What does the Solitude race course need?

If you said "more climbing", then you are right, or at least Ed thinks so. ("more cowbell" would also have been an acceptable answer).

The new singletrack section starts out with a nice little twisty descent before starting the climb up to the top. As with any descent, it does not come without a cost. The new section does cut out some of the really steep nasty switchbacks that were part of the old race course, so the climb really doesn't feel much longer.

I prerode the course on Wednesday with Adam, Rick, and another Aaron. The pre-ride of this course is always one of my favorite rides of the season. Beautiful singletrack, technical descent, good company, etc. That last dirt road climb never feels too hard. The technical steep section after the dirt road is always cleanable. The descent is a blast.

And then I race it and everything changes. Somehow that dirt road gets 5% steeper. That technical steep section becomes rockier and nearly impossible to clean. The descent gets looser and more demanding.

Last year, I saw this course bring one of the fastest guys I ride with nearly to his knees. I don't know that I fared much better, but at least I had a granny gear to fall back on (thanks for being there for me, LaBerta). I can't wait to see how things play out in the morning.

5 comments:

South County Ciclista said...

Good Luck.
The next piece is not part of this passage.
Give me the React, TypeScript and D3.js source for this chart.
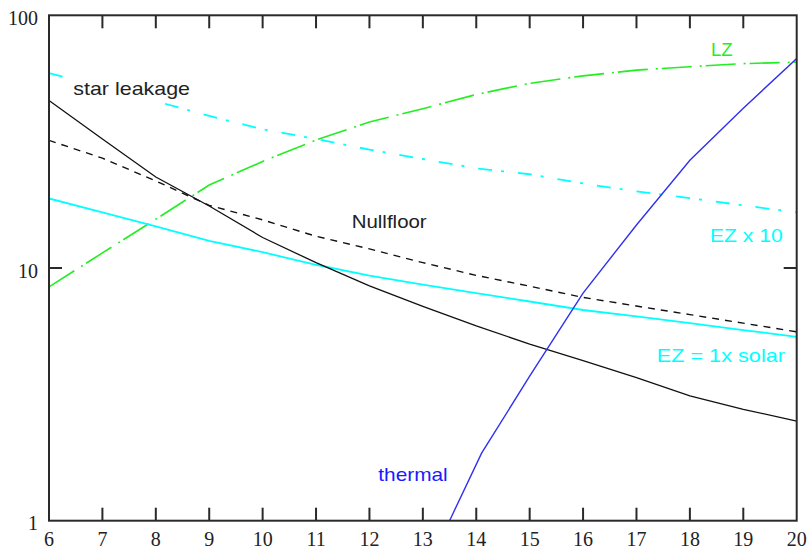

Come on over and let me tune your brakes for you. You will definately win!

Rick Sunderlage said...

I have a bad feeling about tomorrow. It's going to really hurt.

Good luck!

Anonymous said...

I completely forgot how bad this race hurt until I pre-rode it today. I only did 1 lap and was totally cooked. I don't think I will be able to do it tomorrow. I will start I may not finish. Good luck out there.

Aaron said...

Rick, you made that last climb look easy on Wed. And Brad, from what I remember, you weren't riding much at this point last year (didn't you almost pull out of Leadville?). You're on fire right now. You'll both be going for the W in the morning.

itgotweird said...

Racing is always harder than a day at the park. Going downhill with arms like jello and lack of reasoning from hypoxia, is what makes mountain bike racing a lot harder than just an uphill grind. The ability to go downhill fast while totally blown is something the fast MTB racers learn to do well. I just crash.